The Christmas Day Call

I’m not going to go into precise details about the Christmas Day call, mostly because the investigation there is still active and ongoing.

I will say this: I was called to the scene of a multiple homicide to function as the representative of the county medical examiner’s office. What I observed there, besides the bodies, contained a high level of disturbing — an extremely high level. And also a potential link to John Q’s House of WTF.

Every clock in the house was halted at 4:04 — every clock, not just the mechanical ones. The digital channel readout on the cable box: 404. The watch belonging to one of the victims. The time readout on the laptop computer that had been in hibernation mode. The homicide detective on-scene noticed it, too, and remarked on it to me as we were directing the forensic photography, which is pretty much how I know I wasn’t having some advanced four-related psychotic break from reality or suffering from observation bias. And she was also unsettled by it because, seriously, digital clocks don’t work that way.

Both of the victims died of injuries similar to those of the Does at John Q’s house — a combination of blunt force trauma and blunt-object stab wounds. There had been no signs of struggle in the apartment where they’d been found, neither displayed signs of defensive injury. One (female) was found in the bedroom, likely asleep at the time of death; the other (male) in the living room, next to the hibernating computer. No defensive injuries — but the male victim had a four parallel scratches diagonally across the anterior skin on both arms, deep enough to draw blood and cause bruising, not deep enough to damage the veins or muscles, and which appeared to have been self-inflicted. The traces of skin and blood I found under his fingernails were his own.

When I spoke to the detective about my findings, she let slip that there had also been no signs of forced entry and no indications that theft had been a motive. Christmas presents were still under the tree, none of the big-ticket consumer electronics items were taken, money left out on the bedroom furniture was untouched. She came by the office to pick up my report and we ended up talking quite a bit, examining both the autopsy and crime scene photos, discussing particular bits that didn’t make a damn bit of sense. The victims had obviously emptied out their stuff on the bedside bureau when they’d gotten ready to turn in — one of the items was a pocket-sized notebook open to a page marked with four heavy diagonal slashes in a thick, rough circle. The detective wondered if there was any connection with the self-inflicted wounds on the male victim and I demurred, not wanting to bring up any half-baked theories about strange houses and murders committed in October that I wasn’t actually supposed to know anything about. Or at least not yet.
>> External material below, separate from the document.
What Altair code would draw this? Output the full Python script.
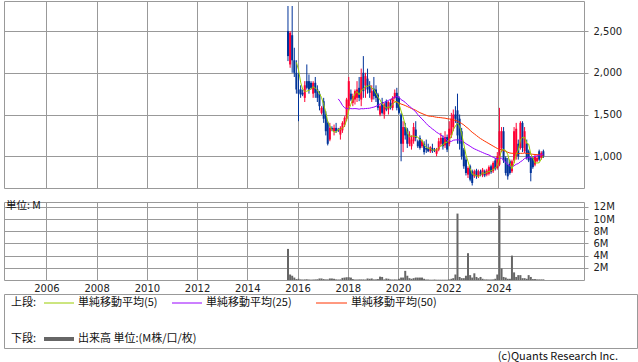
import altair as alt
import pandas as pd

# ---------------- data ----------------
months = pd.date_range("2015-08-01", periods=123, freq="MS")
dates = [(d + pd.Timedelta(days=14)).strftime("%Y-%m-%d") for d in months]

opens = [2500,2100,2450,2150,2000,1800,1800,1760,1700,1900,
         1900,1880,1750,1880,1800,1750,1520,1660,1500,1400,
         1200,1340,1300,1340,1320,1260,1310,1380,1450,1600,
         1750,1640,1680,1700,1820,1680,2000,1850,1930,1850,
         1680,1810,1800,1740,1500,1650,1500,1660,1560,1640,
         1580,1700,1760,1700,1500,1150,1350,1320,1150,1120,
         1180,1320,1180,1220,1120,1150,1100,1100,1060,1100,
         1080,1030,1080,1150,1220,1130,1230,1150,1250,1350,
         1500,1550,1450,1300,1080,960,780,880,820,760,
         830,760,820,770,820,780,790,880,820,950,
         860,900,1100,1300,980,900,940,820,950,1000,
         1150,1100,1400,1060,1150,1060,980,980,900,940,
         1060,980,1060]
highs = [2800,2500,2800,2300,2150,2000,1850,1800,1900,2100,
         1980,1900,1900,1950,1850,1780,1600,1700,1540,1420,
         1400,1360,1380,1400,1340,1360,1420,1480,1700,1950,
         1800,1750,1800,1900,1950,2050,2200,2000,2050,1900,
         1850,1950,1850,1760,1620,1700,1640,1680,1660,1680,
         1720,1800,1820,1720,1520,1420,1400,1340,1300,1250,
         1400,1420,1200,1250,1200,1180,1200,1150,1120,1150,
         1100,1100,1220,1280,1250,1300,1260,1420,1520,1560,
         1600,1750,1500,1340,1100,990,880,900,840,840,
         850,840,840,860,840,850,890,900,940,980,
         1050,1580,1350,1350,1000,980,960,960,1350,1400,
         1200,1420,1420,1350,1200,1080,1000,1000,1020,1000,
         1080,1060,1080]
lows = [2140,2060,2000,1950,1750,1420,1700,1720,1650,1800,
        1750,1800,1700,1700,1650,1550,1500,1400,1250,1130,
        1180,1300,1250,1280,1290,1200,1280,1350,1420,1550,
        1660,1600,1620,1650,1660,1600,1700,1700,1750,1700,
        1650,1680,1650,1550,1480,1500,1450,1540,1500,1560,
        1550,1680,1550,1500,940,1050,1200,1100,1120,1080,
        1150,1180,1100,1080,1100,1020,1040,1050,1040,1040,
        1050,1000,1060,1120,1080,1100,1050,1120,1220,1300,
        1400,1150,1080,960,850,770,740,700,650,740,
        730,740,760,750,750,760,770,790,800,830,
        840,880,1050,920,770,720,780,800,920,960,
        960,1080,1050,1040,960,930,700,850,880,930,
        940,960,980]
closes = [2200,2480,2150,2000,1800,1750,1740,1740,1850,1820,
          1800,1820,1880,1760,1700,1600,1580,1450,1300,1150,
          1340,1320,1340,1300,1310,1340,1400,1460,1680,1900,
          1680,1720,1780,1800,1700,1950,1780,1960,1800,1760,
          1780,1720,1700,1580,1600,1520,1620,1560,1650,1580,
          1700,1760,1580,1520,1150,1350,1250,1150,1260,1200,
          1350,1220,1120,1100,1180,1050,1080,1060,1110,1060,
          1070,1080,1180,1220,1120,1230,1080,1330,1450,1500,
          1450,1250,1150,1000,880,800,860,720,680,820,
          760,820,780,840,770,830,870,810,920,850,
          1000,1300,1300,950,800,760,800,940,1300,1330,
          1000,1400,1100,1300,980,950,800,870,1000,980,
          960,1040,1000]
volumes = [5.1,0.9,0.7,0.4,0.15,0.2,0.1,0.08,0.1,0.12,
           0.08,0.06,0.08,0.1,0.12,0.25,0.25,0.15,0.1,0.1,
           0.25,0.25,0.2,0.1,0.08,0.1,0.35,0.4,0.45,0.45,
           0.4,0.15,0.08,0.08,0.1,0.1,0.1,0.08,0.25,0.2,
           0.25,0.1,0.1,0.15,0.55,0.5,0.1,0.25,0.2,0.1,
           0.08,0.1,0.08,0.2,0.4,0.4,1.5,0.7,0.3,0.2,
           0.3,0.4,0.4,0.4,0.4,0.2,0.08,0.08,0.05,0.05,
           0.08,0.05,0.05,0.05,0.05,0.05,0.05,0.1,0.2,0.3,
           0.9,10.9,0.5,0.3,0.3,0.7,4.4,0.8,0.4,1.1,
           0.5,0.3,0.5,0.2,0.1,0.1,0.08,0.08,0.1,0.2,
           0.9,12.2,1.9,0.5,0.4,0.2,0.2,4.0,1.25,0.5,
           0.8,0.8,0.3,0.3,0.2,0.8,0.5,0.15,0.15,0.1,
           0.1,0.1,0.1]

year_ticks = list(range(2006, 2026, 2))
price_ticks = [1000, 1500, 2000, 2500]
volume_ticks = [2, 4, 6, 8, 10, 12]

unit_label = "単位: M"
upper_label = "上段:"
lower_label = "下段:"
ma_labels = ["単純移動平均(5)", "単純移動平均(25)", "単純移動平均(50)"]
volume_label = "出来高 単位:(M株/口/枚)"
copyright_label = "(c)Quants Research Inc."

df = pd.DataFrame({"date": dates, "open": opens, "high": highs,
                   "low": lows, "close": closes, "vol": volumes})

# ---------------- styles ----------------
RED = "#ff0033"
BLUE = "#003399"
GREEN = "#99cc00"
PURPLE = "#9900ff"
ORANGE = "#ff3300"
GRID = "#999999"
FONT = "DejaVu Sans"
JFONT = "Noto Sans CJK JP"

xscale = alt.Scale(domain=[alt.DateTime(year=2004, month=7, date=6),
                           alt.DateTime(year=2027, month=3, date=17)])
year_values = [alt.DateTime(year=y, month=1, date=1) for y in year_ticks]

x_top = alt.X("date:T", scale=xscale,
              axis=alt.Axis(values=year_values, grid=True, labels=False,
                            ticks=False, domain=False, title=None,
                            gridColor=GRID))
y_scale = alt.Scale(domain=[620, 2860], nice=False, zero=False)
y_axis = alt.Axis(orient="right", values=price_ticks, format=",d", grid=True,
                  gridColor=GRID, tickColor=GRID, tickSize=4, domain=False,
                  labelPadding=5, title=None)

base = alt.Chart(df).encode(x=x_top).transform_calculate(
    dir="datum.close >= datum.open ? 'up' : 'down'")
color = alt.Color("dir:N", scale=alt.Scale(domain=["up", "down"], range=[RED, BLUE]),
                  legend=None)

wick = base.mark_rule(strokeWidth=1).encode(
    y=alt.Y("low:Q", scale=y_scale, axis=y_axis), y2="high:Q", color=color)
body = base.mark_bar(size=2).encode(
    y=alt.Y("open:Q", scale=y_scale), y2="close:Q", color=color)


def ma_line(n, col):
    return alt.Chart(df).transform_window(
        ma="mean(close)", cnt="count(close)", frame=[-(n - 1), 0],
        sort=[alt.SortField("date")]
    ).transform_filter(f"datum.cnt >= {n}").mark_line(
        color=col, strokeWidth=1, interpolate="linear"
    ).encode(x=x_top, y=alt.Y("ma:Q", scale=y_scale))


top = alt.layer(wick, body, ma_line(50, ORANGE), ma_line(25, PURPLE),
                ma_line(5, GREEN)).properties(width=580, height=187)

# ---------------- volume panel ----------------
x_bot = alt.X("date:T", scale=xscale,
              axis=alt.Axis(values=year_values, grid=True, format="%Y",
                            ticks=False, domain=False, title=None,
                            gridColor=GRID, labelPadding=3))
vol = alt.Chart(df).mark_bar(size=2, color="#666666").encode(
    x=x_bot,
    y=alt.Y("vol:Q", scale=alt.Scale(domain=[0, 12.8], nice=False),
            axis=alt.Axis(orient="right", values=volume_ticks,
                          labelExpr="datum.value + 'M'", grid=True,
                          gridColor=GRID, tickColor=GRID, tickSize=4,
                          domain=False, labelPadding=5, title=None)))
unit = alt.Chart(pd.DataFrame({"t": [unit_label]})).mark_text(
    align="left", baseline="middle", font=JFONT, fontSize=10.5, color="#111"
).encode(text="t:N", x=alt.value(2), y=alt.value(4))
bottom = alt.layer(vol, unit).properties(width=580, height=78)

# ---------------- legend box ----------------
one = pd.DataFrame({"k": [0]})


def label(txt, x, y, align="left", size=11):
    return alt.Chart(pd.DataFrame({"t": [txt]})).mark_text(
        align=align, baseline="middle", font=JFONT, fontSize=size, color="#111"
    ).encode(text="t:N", x=alt.value(x), y=alt.value(y))


def seg(x1, x2, y, col, w):
    return alt.Chart(one).mark_rule(color=col, strokeWidth=w).encode(
        x=alt.value(x1), x2=alt.value(x2), y=alt.value(y))


row1, row2 = 9, 45
legend = alt.layer(
    label(upper_label, 7, row1),
    seg(40, 70, row1, GREEN, 1), label(ma_labels[0], 74, row1),
    seg(168, 198, row1, PURPLE, 1), label(ma_labels[1], 202, row1),
    seg(312, 343, row1, ORANGE, 1), label(ma_labels[2], 347, row1),
    label(lower_label, 7, row2),
    seg(40, 70, row2, "#666666", 4), label(volume_label, 74, row2),
    label(copyright_label, 614, 63, align="right", size=11),
).properties(width=633, height=54)

chart = alt.vconcat(top, bottom, legend, spacing=0).resolve_scale(
    x="shared"
)
chart = alt.VConcatChart(
    vconcat=[top, bottom.properties(), legend],
    spacing=14, bounds="flush"
).configure(
    padding={"left": 3, "top": 0, "right": 0, "bottom": 0},
    background="white",
).configure_view(
    stroke=GRID, strokeWidth=1
).configure_axis(
    labelFont=FONT, labelFontSize=10, labelColor="#222"
)

chart.save("out.html", embed_options={"renderer": "svg", "actions": False})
Then, two days later, McDreamy came down to talk to me about the same case. He’d been receiving visitors related thereto — friends and co-workers of the deceased. They’d both been well-like and well-respected in their particular fields of expertise — she was an EMT and he was a nurse-anesthesiologist — and a lot of shaken and disturbed people were coming to him with questions and concerns. One of those concerns was that both of them had been behaving oddly in the last few weeks — “paranoid” was the term that McDreamy said more than one person used and “isolated/not wanting to go out and do anything.” When he pressed for details, at least one of their mutual friends told him they had taken to sleeping in shifts and either staying at work until the other could arrive or else hanging out in more heavily populated staff areas at all times. Another told him that the female victim had been complaining of “unwanted phone calls” and while nobody actually used the term “stalker,” at least a few had the impression that both halves of the couple believed they were being followed. McDreamy was worried there might have been a drug issue involved, a worry I couldn’t assuage at that point, because the toxicology screens had not yet come back. (They ultimately came back clean of both prescribed and recreational drugs.) I made the determination of homicide and Dr. Weller signed off on it at the end of that week.

When I went home that night, I wrote another note to my semi-anonymous “correspondent,” outlining the situation and asking if it was possible that the female victim was an EMT on the ambulance that had responded to the call to John Q’s house. I received my response the Tuesday after New Year.

It was Yes.


~ by Dr. Nate Harada on January 8, 2012.